The US response to these economic developments is largely military. Milley spelled out the US military buildup in what the Pentagon terms the “Indo-Pacific” region that is the main arena of confrontation with China. This consists, the general said, of 370,000 US troops, 2,000 warplanes and 200 ships.

Asked whether he thought it would be “helpful” to place conventionally armed, ground-launched intermediate-range missiles in the Indo-Pacific region to help deter Chinese interests in the region, Milley responded, “I do.”

These weapons had been banned under the 1987 Intermediate-Range Nuclear Forces (INF) Treaty, which the Trump administration abrogated earlier this year. Washington claims that it is acting in response to alleged Russian violations of the treaty—an allegation that Moscow denies.

The US has advanced the theory that Moscow has adopted a wildly adventurist strategy of utilizing a low-yield tactical nuclear weapon against US-NATO conventional forces encircling its territory on the assumption that Washington would not respond with an all-out thermonuclear attack. No evidence has been presented to support this claim.

In any case, the principal target in the abandonment of the INF treaty is China. Beijing is not a signatory to the accord and has developed its own missiles as a counterweight to the US military buildup in the region.

Milley’s low key testimony became most agitated in his description of China’s military advances. “China is improving its military very, very rapidly,” he said. “This is not hype, not a red under a bed. … They’re outspending us on research-and-development and on procurement.”

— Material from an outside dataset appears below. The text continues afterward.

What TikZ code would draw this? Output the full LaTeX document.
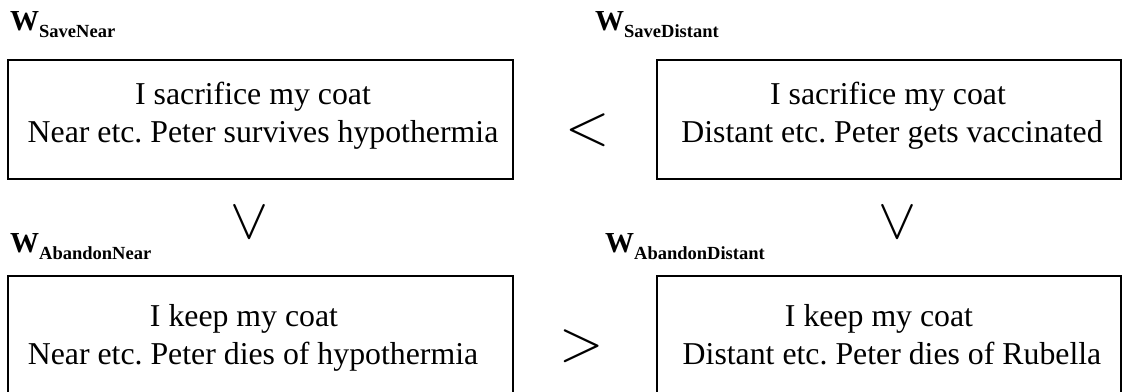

The general said that he considered China “an adversary” and not an “enemy,” going on to clarify that “an enemy in military language means they are in active armed conflict.” The testimony provided a stark warning that the Pentagon is actively preparing for the transition from “adversary” to “enemy.”

General Milley defended the buildup of Washington’s nuclear “triad” of inter-continental ballistic missiles, strategic bombers and nuclear armed submarines against any suggestion that the vastly expensive arsenal is characterized by “unnecessary redundance.”

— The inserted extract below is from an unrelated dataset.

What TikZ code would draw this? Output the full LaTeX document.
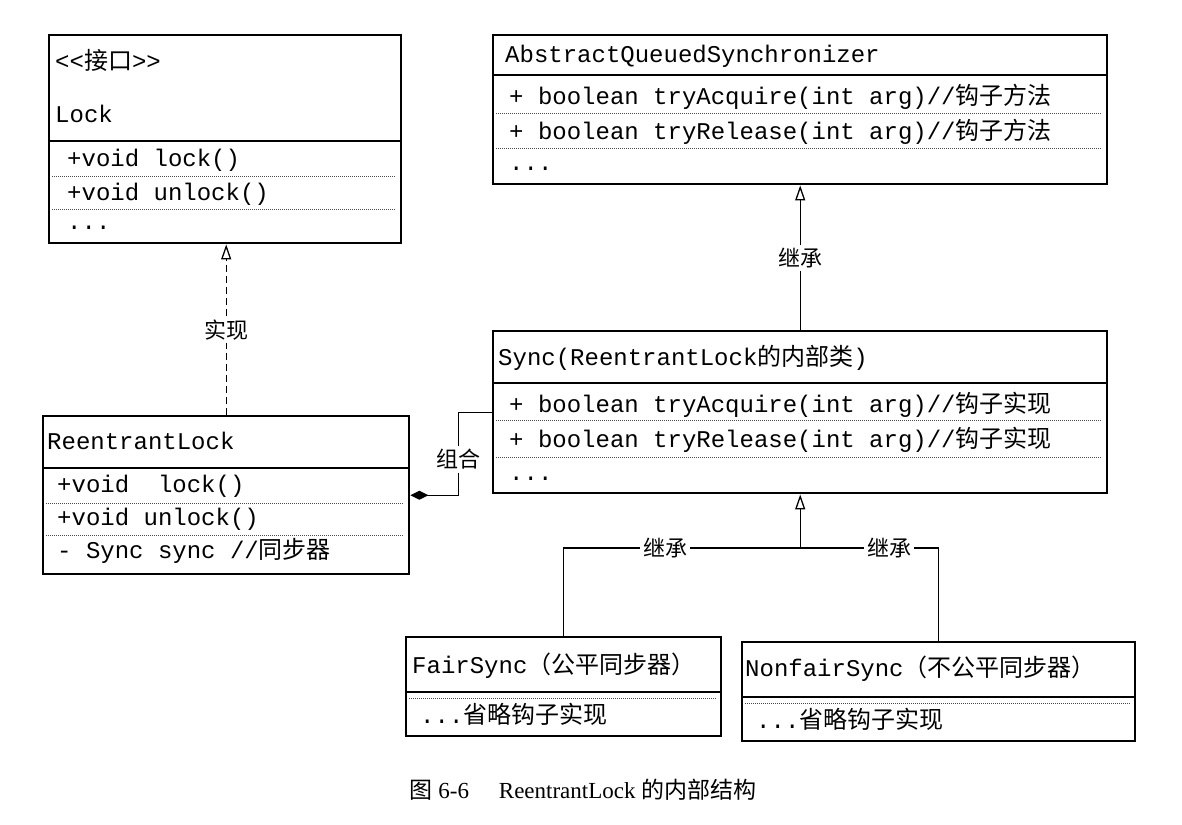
\documentclass[tikz,border=0pt]{standalone}
\usepackage{fontspec}
\setmainfont{Liberation Serif}
\setmonofont{Liberation Mono}
\newfontfamily\cjk{Noto Sans CJK SC}
\newcommand\zh[1]{{\cjk #1}}
\usetikzlibrary{arrows.meta}
\begin{document}
\begin{tikzpicture}[x=1pt,y=-1pt,
  box/.style={draw, line width=2.4pt, anchor=north west, inner sep=0pt},
  txt/.style={anchor=mid west, inner sep=0pt, yshift=-5pt, font=\ttfamily\fontsize{24}{24}\selectfont},
  hdiv/.style={line width=2.2pt},
  ddiv/.style={line width=0.8pt, dash pattern=on 1pt off 1pt, gray!60!black},
  conn/.style={line width=1.2pt},
  lbl/.style={fill=white, inner sep=3pt, font=\cjk\fontsize{22}{22}\selectfont},
  inh/.style={-{Triangle[open, length=15pt, width=10pt, line width=1.3pt]}},
  comp/.style={{Diamond[length=18pt, width=9pt]}-}
]
\useasboundingbox[fill=white] (0,0) rectangle (1182,824);

% ---------- Lock ----------
\node[box, minimum width=352pt, minimum height=208pt] (lock) at (48,34) {};
\draw[hdiv] (48,141) -- (400,141);
\draw[ddiv] (52,176) -- (396,176);
\draw[ddiv] (52,209) -- (396,209);
\node[txt] (lockst) at (55,62) {<<\zh{接口}>>};
\node[txt] (lockn) at (55,115) {Lock};
\node[txt] (lockm1) at (67,159) {+void lock()};
\node[txt] (lockm2) at (67,193) {+void unlock()};
\node[txt] (lockm3) at (67,222) {...};

% ---------- AQS ----------
\node[box, minimum width=614pt, minimum height=149pt] (aqs) at (492,34) {};
\draw[hdiv] (492,75) -- (1106,75);
\draw[ddiv] (496,113) -- (1102,113);
\draw[ddiv] (496,148) -- (1102,148);
\node[txt] (aqsn) at (505,55) {AbstractQueuedSynchronizer};
\node[txt] (aqsm1) at (509,97) {+ boolean tryAcquire(int arg)//\zh{钩子方法}};
\node[txt] (aqsm2) at (509,132) {+ boolean tryRelease(int arg)//\zh{钩子方法}};
\node[txt] (aqsm3) at (509,163) {...};

% ---------- Sync ----------
\node[box, minimum width=614pt, minimum height=162pt] (sync) at (492,330) {};
\draw[hdiv] (492,383) -- (1106,383);
\draw[ddiv] (496,420) -- (1102,420);
\draw[ddiv] (496,457) -- (1102,457);
\node[txt] (syncn) at (498,358) {Sync(ReentrantLock\zh{的内部类})};
\node[txt] (syncm1) at (509,405) {+ boolean tryAcquire(int arg)//\zh{钩子实现}};
\node[txt] (syncm2) at (509,440) {+ boolean tryRelease(int arg)//\zh{钩子实现}};
\node[txt] (syncm3) at (509,473) {...};

% ---------- ReentrantLock ----------
\node[box, minimum width=366pt, minimum height=158pt] (rl) at (42,415) {};
\draw[hdiv] (42,468) -- (408,468);
\draw[ddiv] (46,503) -- (404,503);
\draw[ddiv] (46,535) -- (404,535);
\node[txt] (rln) at (47,442) {ReentrantLock};
\node[txt] (rlm1) at (57,485) {+void\ \ lock()};
\node[txt] (rlm2) at (57,518) {+void unlock()};
\node[txt] (rlm3) at (57,551) {- Sync sync //\zh{同步器}};

% ---------- FairSync ----------
\node[box, minimum width=315pt, minimum height=99pt] (fair) at (405,636) {};
\draw[hdiv] (405,692) -- (720,692);
\draw[ddiv] (409,698) -- (716,698);
\node[txt] (fairn) at (412,666) {FairSync\zh{（公平同步器）}};
\node[txt] (fairm) at (420,716) {...\zh{省略钩子实现}};

% ---------- NonfairSync ----------
\node[box, minimum width=393pt, minimum height=99pt] (nfair) at (741,641) {};
\draw[hdiv] (741,697) -- (1134,697);
\draw[ddiv] (745,703) -- (1130,703);
\node[txt] (nfairn) at (745,669) {NonfairSync\zh{（不公平同步器）}};
\node[txt] (nfairm) at (756,721) {...\zh{省略钩子实现}};

% ---------- connectors ----------
\draw[conn, dashed, dash pattern=on 7pt off 4pt, inh] (rl.north) -- node[lbl]{实现} (rl.north |- lock.south);
\draw[conn, inh] (sync.north) -- node[lbl]{继承} (aqs.south);

\draw[conn, comp] (rl.east) -- ++(48,0) coordinate (c1)
   -- node[lbl, pos=0.43]{组合} (c1 |- sync.west) -- (sync.west);

\coordinate (j) at (sync.south |- 0,548);
\draw[conn, inh] (j) -- (sync.south);
\draw[conn] (fair.north) |- node[lbl, pos=0.715]{继承} (j);
\draw[conn] (nfair.north) |- node[lbl, pos=0.678]{继承} (j);

% ---------- caption ----------
\node[inner sep=0pt, font=\fontsize{23}{23}\selectfont] (cap) at (583,790)
  {\zh{图} 6-6\hspace{1.3em}ReentrantLock \zh{的内部结构}};
\end{tikzpicture}
\end{document}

“Each leg of the triad gives you a different capability, so you got the bombers, the missiles and the subs,” he testified. “The subs are going to give you the assured second strike, and the missiles give you immediate reaction, and the bombers give you a manned controlled delivery system. So all three present different problem sets to any adversary or enemy, and I think it’s critically important to keep all three.”

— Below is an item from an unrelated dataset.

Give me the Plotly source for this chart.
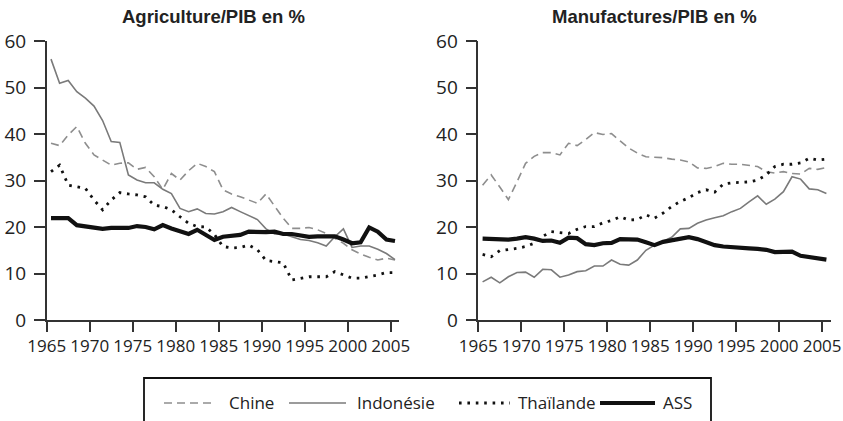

Milley also defended the development of low-yield nuclear missile warheads that are to be launched from submarines, describing the weapons as “an important capability to have in our arsenal in order to deal with any potential adversary.”

The weapons are ostensibly aimed at countering potential Russian use of similar warheads in a war in Europe. They significantly lower the threshold for nuclear war, while raising the likelihood that the country on the receiving end of such a missile—unable to know the size of its warhead—would deliver a full-scale nuclear response.

Milley’s testimony comes barely a month after the Pentagon briefly posted and then yanked off the internet a 60-page document titled “Joint Publication No. 3-72 Nuclear Operations.” The document, prepared at the request of the current Chairman of the Joint Chiefs of Staff Marine Gen. Joseph Dunford, has since been classified as “for official use only.”

The document spells out the Pentagon’s shift from the Cold War era doctrine of mutually assured destruction (MAD) to the concept of a limited use of nuclear weapons resulting in a winnable war.

The “joint doctrine” outlined in the document bluntly states that “nuclear weapons could create conditions for decisive results and the restoration of strategic stability. Specifically, the use of nuclear weapons will fundamentally change the scope of a battle and develop situations that call for commanders to win.”

It continues: “Employment of nuclear weapons can radically alter or accelerate the course of a campaign. A nuclear weapon could be brought into the campaign as a result of perceived failure in a conventional campaign … Integration of nuclear weapons employment with conventional and special operations forces is essential to the success of any mission or operation.”

This gung-ho attitude toward winning by going nuclear is somewhat tempered by the acknowledgement that “The greatest and least understood challenge confronting troops in a nuclear conflict is how to operate in a post-nuclear detonation radiological environment.”

The document counsels: “Knowledge of the special physical and physiological hazards, and psychological effects of the nuclear battlefield, along with guidance and training to counter these hazards and effects, greatly improves the ground forces ability to operate successfully.”

How US military commanders are supposed to prepare for the “special effects” of a battlefield in which the dead may number in the hundreds of thousands, if not millions, is not clarified.

Earlier this month, the Pentagon’s Defense Threat Reduction Agency solicited proposals from the tech industry for the development of Virtual Reality “training and testing platforms for DoD combat forces operating in a battlefield nuclear warfare (BNW) environment.”

In an oddly worded passage, the document makes clear that any use of a tactical nuclear weapon can quickly provoke all-out nuclear war. “Whatever the scenario for employment of nuclear weapons, planning and operations must not assume use in isolation but must plan for strike integration into the overall scheme of fires,” it states.

The chilling testimony delivered by Milley on Thursday, spelling out US imperialism’s preparations for war with China and the increasing turn toward a doctrine of a “winnable” nuclear war, was accompanied by pledges from both Democratic and Republican senators that they would quickly confirm the general’s nomination.